Denmark. Possibly to counter Russian claims to the Lomonosov Ridge, Denmark has sent its own scientific expedition to determine whether the ridge is an extension of Greenland, which is governed by Denmark. Based on studies by the Geological Survey of Denmark and Greenland (GEUS), Denmark has concluded that the Lomonosov Ridge runs from northern Greenland to the North Pole, and on this basis, Copenhagen has laid claim to the North Pole along with any natural gas and oil deposits that may lie beneath the ridge. The Danish geological survey continued to map the underwater ridge.
United States. The United States has claimed that there is a break in the Lomonosov Ridge that separates it from both Russia and Greenland. Nor does the United States support Canadian claims to the "Northwest Passage," which adjoins Alaska's northern border. The United States has never signed the UN Law of the Sea convention, leaving its status in international forums governing underwater territorial claims in doubt.
In a statement quoted by The New York Times in February 2007, the science advisor to President Bush, John H. Marburger III, was quoted as saying: "The North Pole is in our backyard. The U.S. has huge geopolitical interests in the Arctic region, and we need to understand the changes that are taking place there. Many other countries have direct economic interests in the Arctic, and all are served by joining forces in I.P.Y. research. Additionally the rapidly diminishing ice in the Arctic is creating new opportunities for transport and marine resource development."
In the 2020s, these territorial claims and their access to unknown amounts of natural resources are no closer to being resolved. Russia, Denmark, and Canada were waiting on UN processes to examine the territorial claims and consult with scientific experts. No answers were suspected in the near future, and though the US had not officially made a territorial claim, this cannot be ruled out in the future as well.

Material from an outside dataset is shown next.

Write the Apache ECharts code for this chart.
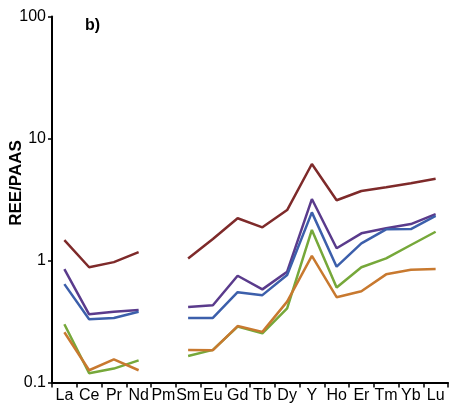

2020s: The Arctic as a Potential Battlezone
In the 2020s, the prospect of the Arctic Ocean as being a completely accessible global waterway, the "new Mediterranean," was increasingly becoming a reality. In addition to petroleum, many other natural resources became contestable. As Russian posturing became commonplace, China, previously not an international player in this region, was now included in a list of countries that could consider this region ripe for economic exploitation. In the 2020s, China displayed a more aggressive posture for inclusion in the governance of an internationally-accessible Arctic region.
The emerging reality of the Arctic as growing in strategic importance prompted the defense officials of many Western countries to begin upgrading the capabilities of their military forces to operate in these types of climatic conditions. As one example, in February 2024, the US Army conducted a large-scale combat exercise in Alaska designed to develop tactics and procedures for operating in this extreme environment. The United States began extending training to military forces of other countries to its training sites. Countries participating with US forces included Canada, South Korea, Mongolia, Finland, and Sweden.